Numerical simulation-based hydrodynamic interaction of bottom-set gillnet with current and ecological implications

Abstract

Bottom-set gillnets, consisting of flexible netting, are extensively utilized in coastal waters worldwide for capturing aquatic organisms. However, their efficiency and selectivity can be significantly affected by changes in shape and mesh opening due to external forces during practical operations. In this study, a comprehensive investigation of knotless nylon bottom-set gillnets under uniform current conditions was conducted using numerical simulations based on the mass-spring model. The simulations allowed us to calculate the netting configuration, mesh opening, and tension distribution of gillnets under different current velocities.
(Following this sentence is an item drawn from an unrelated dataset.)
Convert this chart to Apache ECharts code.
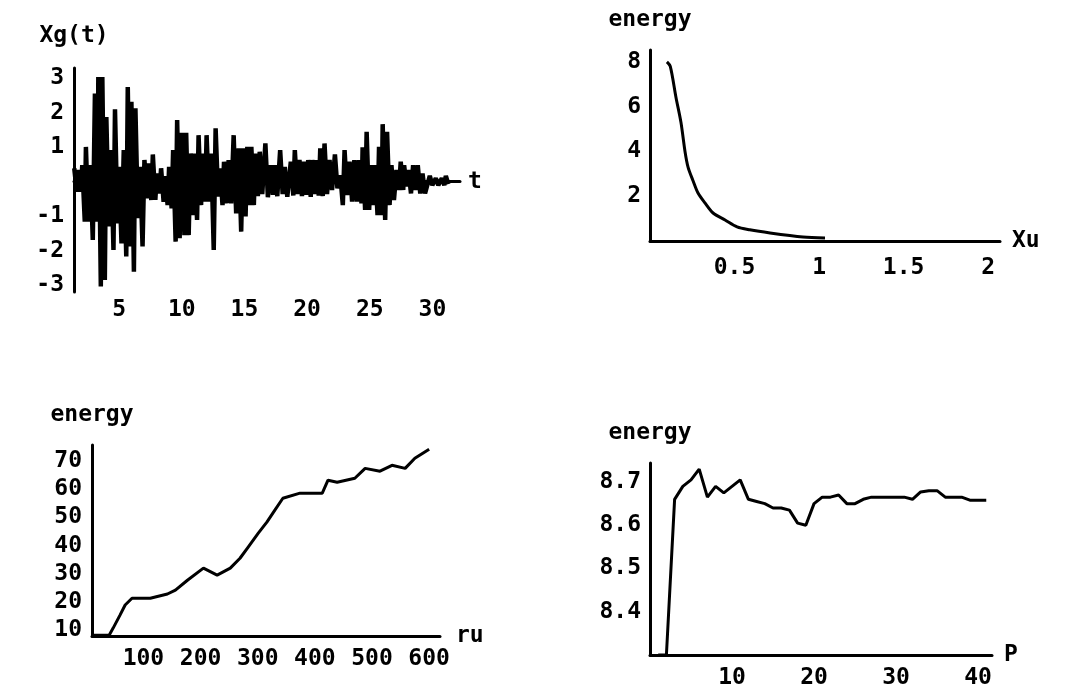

The results suggest that with the increase in current velocity, the tension within the gillnet system shows a progressive increment, with higher tension observed at the diagonal corners. The vertical projection area, or effective operation area, of the netting diminishes with increasing current velocity, which is accompanied by a less uniform distribution of mesh openings. The simulation outcomes are in strong agreement with experimental measurements obtained from a set of model testing carried out in a circulating flume tank. Through simulations of structural optimization, we observed that low-profile gillnets with narrower dimensions exhibit a vertically stretched configuration resembling a wall, with meshes uniformly opened in a diamond-shaped pattern. These findings hold significant implications for the improvement of bottom-set gillnet design and the mitigation of ecological risks posed to marine fauna.